___ Recorded information
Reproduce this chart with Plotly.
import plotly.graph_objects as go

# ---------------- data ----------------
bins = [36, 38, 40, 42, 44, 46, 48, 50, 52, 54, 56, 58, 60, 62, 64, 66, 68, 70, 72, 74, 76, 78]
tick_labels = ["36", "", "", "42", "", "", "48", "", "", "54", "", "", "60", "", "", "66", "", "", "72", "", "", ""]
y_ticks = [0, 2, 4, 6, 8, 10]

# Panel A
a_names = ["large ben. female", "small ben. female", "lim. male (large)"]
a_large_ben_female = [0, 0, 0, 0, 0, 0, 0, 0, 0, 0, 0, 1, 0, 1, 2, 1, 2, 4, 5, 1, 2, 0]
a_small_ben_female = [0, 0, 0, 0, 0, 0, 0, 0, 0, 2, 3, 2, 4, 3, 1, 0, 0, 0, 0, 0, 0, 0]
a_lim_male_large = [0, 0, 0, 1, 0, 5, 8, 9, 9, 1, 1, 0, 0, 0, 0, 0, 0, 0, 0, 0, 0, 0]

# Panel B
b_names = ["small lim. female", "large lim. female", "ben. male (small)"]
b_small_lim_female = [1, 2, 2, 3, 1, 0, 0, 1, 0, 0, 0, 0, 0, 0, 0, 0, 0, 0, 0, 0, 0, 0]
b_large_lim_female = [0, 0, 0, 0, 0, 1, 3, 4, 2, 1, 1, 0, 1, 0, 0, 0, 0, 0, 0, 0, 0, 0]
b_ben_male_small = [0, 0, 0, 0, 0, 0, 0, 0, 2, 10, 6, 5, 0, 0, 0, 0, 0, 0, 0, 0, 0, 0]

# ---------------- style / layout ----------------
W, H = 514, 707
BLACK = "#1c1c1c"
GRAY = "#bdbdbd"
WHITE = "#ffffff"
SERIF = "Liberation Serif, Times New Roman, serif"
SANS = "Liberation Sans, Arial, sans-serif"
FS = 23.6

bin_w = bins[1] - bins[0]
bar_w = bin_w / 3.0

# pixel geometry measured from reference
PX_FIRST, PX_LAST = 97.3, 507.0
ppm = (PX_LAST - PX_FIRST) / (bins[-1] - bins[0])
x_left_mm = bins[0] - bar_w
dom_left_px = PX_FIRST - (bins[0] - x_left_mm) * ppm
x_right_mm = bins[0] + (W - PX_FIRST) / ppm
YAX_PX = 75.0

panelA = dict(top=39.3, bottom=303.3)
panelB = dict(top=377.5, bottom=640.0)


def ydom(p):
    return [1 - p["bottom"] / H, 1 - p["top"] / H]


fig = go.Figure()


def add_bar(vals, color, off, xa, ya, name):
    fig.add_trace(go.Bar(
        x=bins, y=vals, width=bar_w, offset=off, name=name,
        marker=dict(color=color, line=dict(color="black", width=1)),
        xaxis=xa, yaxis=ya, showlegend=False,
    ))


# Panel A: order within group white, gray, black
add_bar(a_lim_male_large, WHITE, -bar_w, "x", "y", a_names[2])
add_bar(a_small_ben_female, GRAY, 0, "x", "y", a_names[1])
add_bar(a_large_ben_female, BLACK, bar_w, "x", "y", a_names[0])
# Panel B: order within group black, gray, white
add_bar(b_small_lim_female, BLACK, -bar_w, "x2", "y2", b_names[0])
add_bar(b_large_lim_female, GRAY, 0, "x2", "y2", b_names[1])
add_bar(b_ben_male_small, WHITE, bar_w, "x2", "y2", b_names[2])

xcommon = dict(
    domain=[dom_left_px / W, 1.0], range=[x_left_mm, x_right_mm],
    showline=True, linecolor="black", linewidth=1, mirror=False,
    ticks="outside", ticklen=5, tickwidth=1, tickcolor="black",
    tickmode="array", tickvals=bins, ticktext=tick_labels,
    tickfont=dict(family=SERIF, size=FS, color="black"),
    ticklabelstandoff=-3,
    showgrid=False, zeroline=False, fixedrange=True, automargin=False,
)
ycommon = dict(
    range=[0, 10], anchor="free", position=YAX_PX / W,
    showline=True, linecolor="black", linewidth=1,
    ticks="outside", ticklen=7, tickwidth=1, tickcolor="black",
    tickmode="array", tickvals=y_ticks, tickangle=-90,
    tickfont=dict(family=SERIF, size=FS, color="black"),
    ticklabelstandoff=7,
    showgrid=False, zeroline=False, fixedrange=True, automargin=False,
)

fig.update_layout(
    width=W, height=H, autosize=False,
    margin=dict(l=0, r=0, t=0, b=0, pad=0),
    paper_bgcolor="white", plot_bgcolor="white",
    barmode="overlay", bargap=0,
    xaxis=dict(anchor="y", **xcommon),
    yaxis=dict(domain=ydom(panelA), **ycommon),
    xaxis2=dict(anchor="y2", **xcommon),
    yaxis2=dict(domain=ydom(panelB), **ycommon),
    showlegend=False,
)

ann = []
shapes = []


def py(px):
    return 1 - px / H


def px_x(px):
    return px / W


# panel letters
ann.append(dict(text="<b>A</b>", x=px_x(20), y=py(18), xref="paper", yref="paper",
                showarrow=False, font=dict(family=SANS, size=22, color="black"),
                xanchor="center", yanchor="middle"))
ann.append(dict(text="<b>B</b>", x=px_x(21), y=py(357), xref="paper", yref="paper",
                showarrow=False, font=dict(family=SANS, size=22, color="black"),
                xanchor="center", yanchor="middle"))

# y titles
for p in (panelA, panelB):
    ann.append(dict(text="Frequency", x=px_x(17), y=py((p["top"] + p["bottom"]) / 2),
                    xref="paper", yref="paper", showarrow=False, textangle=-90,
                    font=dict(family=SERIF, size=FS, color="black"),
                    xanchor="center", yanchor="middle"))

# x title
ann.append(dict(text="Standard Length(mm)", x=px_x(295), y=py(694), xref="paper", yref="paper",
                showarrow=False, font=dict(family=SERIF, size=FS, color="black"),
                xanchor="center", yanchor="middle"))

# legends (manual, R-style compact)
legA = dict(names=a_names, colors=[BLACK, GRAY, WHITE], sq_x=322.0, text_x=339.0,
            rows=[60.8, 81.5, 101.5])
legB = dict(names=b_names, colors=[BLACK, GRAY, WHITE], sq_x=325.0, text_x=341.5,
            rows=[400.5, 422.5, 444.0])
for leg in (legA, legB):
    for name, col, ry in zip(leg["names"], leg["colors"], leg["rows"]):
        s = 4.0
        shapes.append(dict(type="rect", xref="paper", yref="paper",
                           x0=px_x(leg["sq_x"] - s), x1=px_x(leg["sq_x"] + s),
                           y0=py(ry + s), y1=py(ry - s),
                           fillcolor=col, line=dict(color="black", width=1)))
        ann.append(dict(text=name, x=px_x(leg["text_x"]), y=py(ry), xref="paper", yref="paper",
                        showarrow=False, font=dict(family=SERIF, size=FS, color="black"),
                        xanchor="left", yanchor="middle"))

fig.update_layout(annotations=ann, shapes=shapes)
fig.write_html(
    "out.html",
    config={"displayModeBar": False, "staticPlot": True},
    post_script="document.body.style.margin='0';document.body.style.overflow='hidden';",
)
______
:: What you are asked to do ::
Print the listing above from its first line through the line with "import plotly.graph_objects as go", and stop there.

:: Exercise answer ::
Reproduce this chart with Plotly.
import plotly.graph_objects as go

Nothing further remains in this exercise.